Karim Rafi
Durant la seconde partie du XIXe siècle et jusqu'au milieu du XXe siècle l'Europe prise de fièvre impérialiste déborde de ses frontières et se déploie à travers le monde. Ce mouvement expansionniste a comme principe idéologique le colonialisme, une doctrine qui justifie la mise sous tutelle et la domination politique, culturelle, religieuse et économique des peuples non-européens et l'exploitation de leur terre. Ce mouvement impérialiste et colonial s'appuie sur une doctrine juridique élaborée à l'époque des grandes découvertes (XVe siècle - XVIe siècle) qui légitime l'occupation de territoires dits sans maître ou non- constitués sous forme d'État comme mode légal d'acquisition.
Je suis pour l'aristocratie, pour le gouvernement des meilleurs [...]
J'ai vu qu'il y avait des écoles où allaient les enfants de telles classes, d'autres écoles où allaient des enfants d'autres milieux et qui ne se mélangeaient pas [...] J'ai respecté tout cela, à la fois parce que cette soumission au fait fortifiait ma propre politique et parce que mes propres convictions m'en montraient la légitimité et la noblesse [...]
Maréchal Lyautey, 1925
En développant un corpus pseudo-scientifique les sciences et les arts participent à la fondation du mythe de la supériorité raciale de l'homme européen sur le reste de l'humanité, taillant ainsi au colonialisme son beau costume humaniste fait sur mesure pour davantage autoriser sa barbarie, celle appelée "grande mission civilisatrice".
"Coloniser, c'est se mettre en rapport avec des pays neufs,
pour profiter des ressources de toute nature de ces pays,
les mettre en valeur dans l'intérêt national, et en même temps apporter aux peuplades primitives qui en sont privées les avantages
de la culture intellectuelle, sociale, scientifique, morale, artistique, littéraire, commerciale et industrielle, apanage des races supérieures."

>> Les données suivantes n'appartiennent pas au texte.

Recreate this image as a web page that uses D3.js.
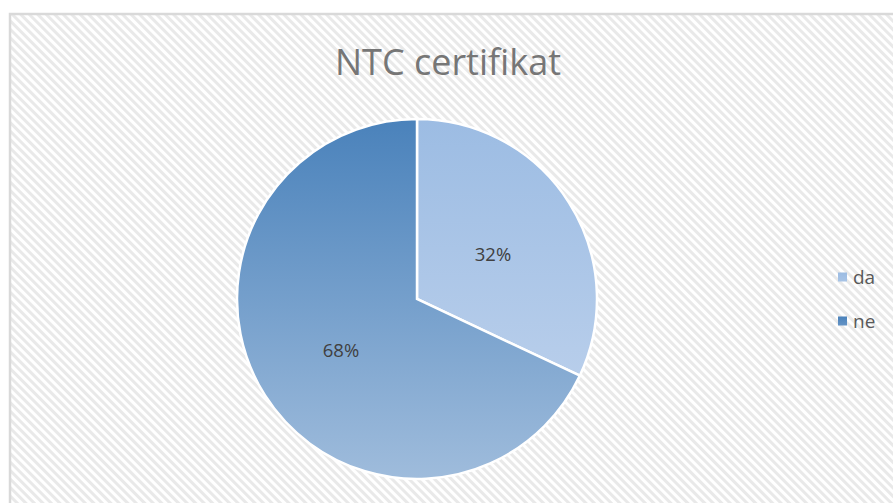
<!DOCTYPE html>
<html>
<head>
<meta charset="utf-8">
<script src="https://cdn.jsdelivr.net/npm/d3@7"></script>
<style>
  body { margin: 0; background: #fff; }
  text { font-family: "Open Sans", "Liberation Sans", sans-serif; }
</style>
</head>
<body>
<div id="chart"></div>
<script>
// chart data
var categories = ["da", "ne"];
var values = [32, 68];
var percentLabels = ["32%", "68%"];
var chartTitle = "NTC certifikat";

var width = 893, height = 503;

var svg = d3.select("#chart")
  .append("svg")
    .attr("width", width)
    .attr("height", height);

var defs = svg.append("defs");

// diagonal hatch for the chart background
var pat = defs.append("pattern")
    .attr("id", "hatch")
    .attr("patternUnits", "userSpaceOnUse")
    .attr("width", 6)
    .attr("height", 6)
    .attr("patternTransform", "rotate(45)");
pat.append("rect").attr("width", 6).attr("height", 6).attr("fill", "#ffffff");
pat.append("rect").attr("width", 6).attr("height", 3).attr("fill", "#e9e9e9");

// gradients for the slices (vertical, over the whole pie)
var gradColors = [
  ["#9cbce3", "#c3d5ee"],
  ["#4a82bb", "#9fbcdc"]
];
var cx = 417, cy = 299, r = 180;

gradColors.forEach(function(c, i) {
  var g = defs.append("linearGradient")
      .attr("id", "grad" + i)
      .attr("gradientUnits", "userSpaceOnUse")
      .attr("x1", 0).attr("y1", -r)
      .attr("x2", 0).attr("y2", r);
  g.append("stop").attr("offset", "0%").attr("stop-color", c[0]);
  g.append("stop").attr("offset", "100%").attr("stop-color", c[1]);

  // small ones for the legend squares
  var lg = defs.append("linearGradient")
      .attr("id", "lg" + i)
      .attr("x1", 0).attr("y1", 0)
      .attr("x2", 0).attr("y2", 1);
  lg.append("stop").attr("offset", "0%").attr("stop-color", c[0]);
  lg.append("stop").attr("offset", "100%").attr("stop-color", d3.interpolateRgb(c[0], c[1])(0.3));
});

// chart area
svg.append("rect")
  .attr("x", 10)
  .attr("y", 14)
  .attr("width", width)
  .attr("height", height)
  .attr("fill", "url(#hatch)")
  .attr("stroke", "#d9d9d9")
  .attr("stroke-width", 2.5);

// title
svg.append("text")
  .attr("x", 448)
  .attr("y", 75)
  .attr("text-anchor", "middle")
  .style("font-size", "36px")
  .style("fill", "#767676")
  .text(chartTitle);

// pie
var pie = d3.pie().sort(null).value(function(d) { return d; });
var arc = d3.arc().innerRadius(0).outerRadius(r);
var labelArc = d3.arc().innerRadius(r * 0.5).outerRadius(r * 0.5);

var arcs = pie(values);

var g = svg.append("g")
  .attr("transform", "translate(" + cx + "," + cy + ")");

g.selectAll("path")
  .data(arcs)
  .enter()
  .append("path")
    .attr("d", arc)
    .attr("fill", function(d, i) { return "url(#grad" + i + ")"; })
    .attr("stroke", "#ffffff")
    .attr("stroke-width", 2.5);

g.selectAll("text.pct")
  .data(arcs)
  .enter()
  .append("text")
    .attr("class", "pct")
    .attr("transform", function(d) { return "translate(" + labelArc.centroid(d) + ")"; })
    .attr("text-anchor", "middle")
    .attr("dy", "0.55em")
    .style("font-size", "18.5px")
    .style("fill", "#404040")
    .text(function(d, i) { return percentLabels[i]; });

// legend
var legend = svg.append("g")
  .attr("transform", "translate(838,277)");

var items = legend.selectAll("g")
  .data(categories)
  .enter()
  .append("g")
    .attr("transform", function(d, i) { return "translate(0," + (i * 44) + ")"; });

items.append("rect")
  .attr("x", 0)
  .attr("y", -4.5)
  .attr("width", 9)
  .attr("height", 9)
  .attr("fill", function(d, i) { return "url(#lg" + i + ")"; });

items.append("text")
  .attr("x", 15)
  .attr("dy", "0.35em")
  .style("font-size", "19px")
  .style("fill", "#595959")
  .text(function(d) { return d; });
</script>
</body>
</html>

Merignhac, Précis de législation et d'économie coloniales, 1882
Qu'en est-il aujourd'hui du projet colonial ? Est-il vraiment mort avec la décolonisation ? Ou le rêve de domination territoriale a-t-il mué en hégémonie culturelle ? Et dans ce cas comment ce manifeste-t-elle ? Comment les sciences coloniales ont influencé la construction des identités nationales et de quelle manière participent-elles toujours de la pérennité de l'idée d'une supposée supériorité du monde occidental ? Comment se créent les élites des ex-nations colonisées et quelles relations entretiennent-elles avec l’héritage culturel laissé par la colonisation ? Comment l'ex-colonisé perçoit-il les modes de représentations dont il était l'objet ?... Qu'en est-il de ces représentations ? Comment l'art interroge, questionne ou cautionne le colonialisme ?
Exemple de projet :
Choses masses & colonies
Ou la grande triade, colonisateur _ colonisé _ auto-colon
Je me pose souvent cette question, celle de la réalité concrète des rapports entre ex-colonisateurs et ex-colonisés ? Autrefois et maintenant... je tente de répondre à cette question en me servant de tous types de documents, de rapports et de données. De ce fait, lois, archives, cartes, chartes, traités et autres statistiques constituent le matériau que j'emploie dans mes propositions comme dans le projet Choses masses et colonies. Choses masses et colonies est un projet sylleptique, où l'enquête comme méthode esquisse le portrait d'un monde fait d'associations ambiguës, contradictoires et amphibologiques. A travers ce projet, je tente d'élaborer un dispositif... quelque chose d'irrésolu, de suspendu, perplexe... et en invitant le public à manipuler ce matériau, je lui propose d'échafauder son histoire son récit exclusif.
Karim Rafi, artiste.
Né en 1975, vit et travaille à Casablanca et autres lieux.